At present the offshore wind industry lacks economies of scale and there is not enough competition in many parts of the supply chain. "Installation vessels are a particular case in point with only one major installation vessel operator currently in the market," he says. "Bottlenecks will occur and costs will undoubtedly increase." Turbine costs are also expected to rise with only a few major suppliers active in the sector, he says.
One reason for slow development of the supply chain has been the lack of the continuous stream of projects needed to justify capital investments. "The UK, which has announced two rounds of projects, so far will soon become the world's largest market, but must quickly move ahead to announce a third round or risk this potentially important new industry stalling around 2015." Germany will be the next major market to develop, he says. It has potential for excellent domestic supply chain content due to its highly developed onshore wind power industry.

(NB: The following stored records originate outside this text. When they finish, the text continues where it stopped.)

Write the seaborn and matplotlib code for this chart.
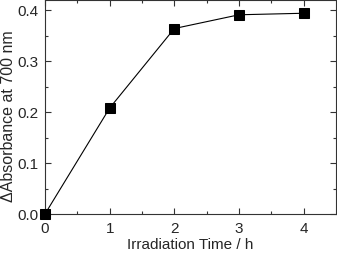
import numpy as np
import pandas as pd
import matplotlib
matplotlib.use("Agg")
import matplotlib.pyplot as plt
import seaborn as sns

# Data
time_h = [0, 1, 2, 3, 4]
d_abs = [0.0, 0.208, 0.364, 0.391, 0.394]

df = pd.DataFrame({"time": time_h, "dabs": d_abs})

sns.set_style("ticks")
plt.rcParams['font.family'] = ['Liberation Sans', 'DejaVu Sans']

fig = plt.figure(figsize=(3.37, 2.54), dpi=100)
ax = fig.add_axes([45/337, 1 - 214/254, (336-45)/337, 214/254])

sns.lineplot(data=df, x="time", y="dabs", ax=ax, color="black", linewidth=0.8,
             marker="s", markersize=7.5, markeredgecolor="black", clip_on=False, zorder=3)

ax.set_xlim(0, 4.5)
ax.set_ylim(0, 0.42)
ax.set_xticks([0, 1, 2, 3, 4])
ax.set_yticks([0.0, 0.1, 0.2, 0.3, 0.4])
ax.set_yticklabels(["0.0", "0.1", "0.2", "0.3", "0.4"])
ax.set_xticks(np.arange(0.5, 4.5, 1.0), minor=True)
ax.set_yticks(np.arange(0.05, 0.42, 0.1), minor=True)
ax.tick_params(which="both", direction="in", top=True, right=True, width=0.8, color="#333333")
ax.tick_params(which="major", length=4, labelsize=11)
ax.tick_params(which="minor", length=2.5)
ax.tick_params(axis="x", which="major", pad=6)
ax.tick_params(axis="y", which="major", pad=5)
for s in ax.spines.values():
    s.set_linewidth(0.8)
    s.set_color("#333333")

ax.set_xlabel("Irradiation Time / h", fontsize=11, labelpad=1.5)
ax.set_ylabel("ΔAbsorbance at 700 nm", fontsize=11.5)
ax.yaxis.set_label_coords(-29/291, 0.455)

fig.savefig("out.png", dpi=100)
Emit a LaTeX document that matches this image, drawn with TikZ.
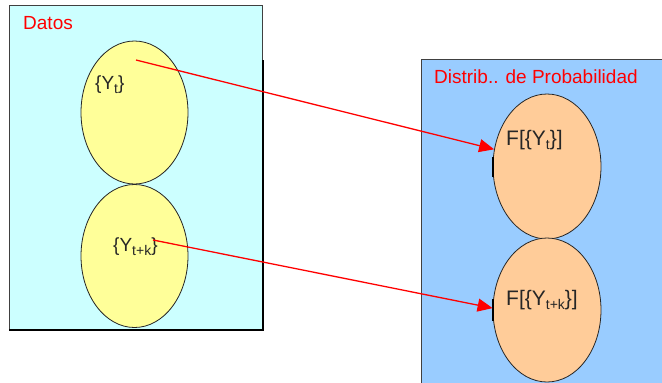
\documentclass[tikz,border=0pt]{standalone}
\usepackage{fontspec}
\setmainfont{Liberation Sans}
\usetikzlibrary{shapes.geometric,arrows.meta}
\definecolor{datafill}{HTML}{CCFFFF}
\definecolor{probfill}{HTML}{99CCFF}
\definecolor{seqfill}{HTML}{FFFF99}
\definecolor{distfill}{HTML}{FFCC99}
\definecolor{labelred}{HTML}{FF0000}
\newcommand\lowsub[1]{\raisebox{-4pt}{\fontsize{14}{14}\selectfont #1}}
\begin{document}
\begin{tikzpicture}[x=1pt,y=-1pt,
  panel/.style={rectangle, draw=black!75, line width=0.8pt, inner sep=0, anchor=north west},
  blob/.style={ellipse, draw=black!85, line width=0.8pt, inner sep=0,
               minimum width=107pt, minimum height=143pt},
  title/.style={text=labelred, anchor=base west, inner sep=0, font=\fontsize{19}{22}\selectfont},
  lbl/.style={anchor=base west, inner sep=0, text=black!85, font=\fontsize{19}{22}\selectfont},
  link/.style={draw=labelred, line width=1.3pt, -{Triangle[length=15pt,width=13pt]}},
  tick/.style={line width=2pt, black}]
\useasboundingbox (0,0) rectangle (662,383);

% panels
\node[panel, fill=datafill, minimum width=253pt, minimum height=324pt] (datos) at (9,5) {};
\draw[line width=2.5pt] ([yshift=-55pt]datos.north east) -- (datos.south east) -- (datos.south west);
\node[panel, fill=probfill, minimum width=260pt, minimum height=340pt] (prob) at (421,59) {};

\node[title] (tdatos) at (23,29) {Datos};
\node[title] (tprob) at (434,83) {Distrib.. de Probabilidad};

% data sets
\node[blob, fill=seqfill] (y1) at (134.5,112.5) {};
\node[blob, fill=seqfill] (y2) at (134.5,256) {};
\node[lbl] (ly1) at (95,89) {\{Y\lowsub{t}\}};
\node[lbl] (ly2) at (113,251) {\{Y\lowsub{t+k}\}};

% distributions
\node[blob, fill=distfill, minimum width=108pt, minimum height=145pt] (f1) at (547,166.5) {};
\node[blob, fill=distfill, minimum width=108pt, minimum height=144pt] (f2) at (547,310) {};
\node[lbl, font=\fontsize{21}{24}\selectfont] (lf1) at (506,145) {F[\{Y\lowsub{t}\}]};
\node[lbl, font=\fontsize{21}{24}\selectfont] (lf2) at (506,305) {F[\{Y\lowsub{t+k}\}]};

\draw[tick] ([yshift=-10pt]f1.west) -- ([yshift=10pt]f1.west);
\draw[tick] ([yshift=-11pt]f2.west) -- ([yshift=11pt]f2.west);

% links
\coordinate (s1) at (136,60);
\coordinate (s2) at (153,240);
\draw[link] (s1) -- (f1.162);
\draw[link] (s2) -- (f2.178);
\end{tikzpicture}
\end{document}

Two recent developments give rise to optimism and a boost in activity, claims Westwood. First, the UK government has announced its intention to increase the allocation of Renewables Obligation Certificates (ROCs) for offshore wind power from one ROC a megawatt hour to 1.5/MWh. Second, Germany is requiring grid operators to pay for the connection of offshore wind farms. The effect of both will be to lower overall project costs and encourage investment, says Westwood.
Turbine reliability remains an issue. "I believe that the root cause of so many technical difficulties in the sector has been the approach of taking relatively unadapted onshore systems into the marine environment where the costs of site access are much higher due to more restricted weather windows," he says.